Through a Photographer's Lens: The People's Climate March in Pictures

On April 29, I was one of over 200,000 people in Washington, D.C., to attend the People’s Climate March. I was connected with Cherri Foytlin, a representative of indigenous people, to take photographs to support her article for AlterNet. One of dozens of distinguished speakers who opened the rally, Foytlin delivered an impassioned speech about defending indigenous lands and respecting the rights of the people.

The march stretched from the capitol to a fully surrounded White House sit-in. Members from a broad span of indigenous tribes gathered in traditional dress, performing sacred tribal customs, such a sage burning and a rite for welcoming the day.

Punctuating the urgency of global warming, the weather on that Saturday was unseasonably hot and took a toll on the marchers. Many speakers cited that the past three years were the warmest on record, each year warmer than the last.

Children found a way of beating the heat by running under huge canopies, while spectators marveled at the innovative structures, puppets and displays along the route. Some of these structures were over 30 feet long, requiring teams of marchers to support them while impressive cartoonesque likenesses of Donald Trump could be found, one swinging a golf club at planet Earth on a tee.

As amusing and well-crafted as these messages were, the seriousness of Trump's anti-environment policies was impossible to escape. Several scientists at the march presented teach-ins to demonstrate the impact of global warming; in particular, the catastrophe awaiting the planet if society doesn't soon shift away from fossil fuels and toward a system based on renewable energy like solar and wind.
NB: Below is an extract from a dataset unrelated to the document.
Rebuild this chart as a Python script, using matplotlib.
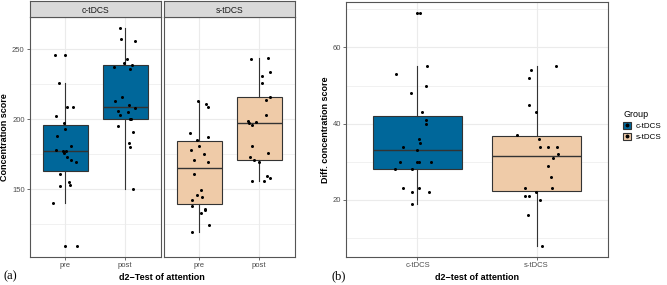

“Remember Standing Rock” was echoed throughout the day as a variety of advocates connected the climate crisis to social injustice, recognizing that the people most affected by the impacts of climate change are the poor and disenfranchised. The fact that climate change is a human rights issue as well as an environmental issue, was repeated in multiple speeches and interviews throughout the day.

Here are some of the photographs I took during the People's Climate March:


With the Capitol Building as a backdrop on an unseasonably hot Saturday, an empty podium awaited speakers to deliver their message to the massive crowds gathering for the People’s Climate March.


Speakers representing numerous political, social and environmental organizations rallied the crowd at the opening press conference. 


Mildred McClain of the Environmental Justice Leadership Forum on Climate Change held a banner in front of Capitol Hill.


Protesters had some blunt messages for the president and his administration.


Before the march, indigenous Americans performed ceremonial rituals.


The day was filled with the sound of drums as indigenous leaders performed sacred rituals.


A protester in a King Trump costume demonstrated one of the president's favorite pastimes—with the planet as his target.


On Pennsylvania Avenue, over 200,000 marchers took to the street with flags, puppets, banners, canopies and costumes.


“Keep it in the Ground” was a theme repeated by the Standing Rock Water Protectors fighting the construction of the Dakota Access Pipeline.


“The frontlines of the crisis are the forefront of change.“ Indigenous Americans and climate justice protesters led the march to the White House.


Beating the heat, kids helped carry colorful protest canopies that later became part of an art installation laid out at the DC Mall.


A banner held in front of Capitol Hill broadcast the major themes of the day. 


Protesters chanted, "Can you hear us, President Trump? When our planet’s under attack what do we do? Stand up, fight back!”


Surrounding the White House, demonstrators participated in a sit-in beating their chests to represent solidarity and a united heartbeat.


A massive "mobile sculpture" overlooked a group of protesters at the DC Mall.


A protester animating a puppet of President Trump worked the crowd in front of Washington Monument.


Repurposed protest signs were used to create an art installation on the lawn between the Washington Monument and the White House as a message to Trump to be seen from the air. 


Trump was aboard Marine One as it flew above protesters at the end of the march, on his way to his rally in Harrisburg, PA.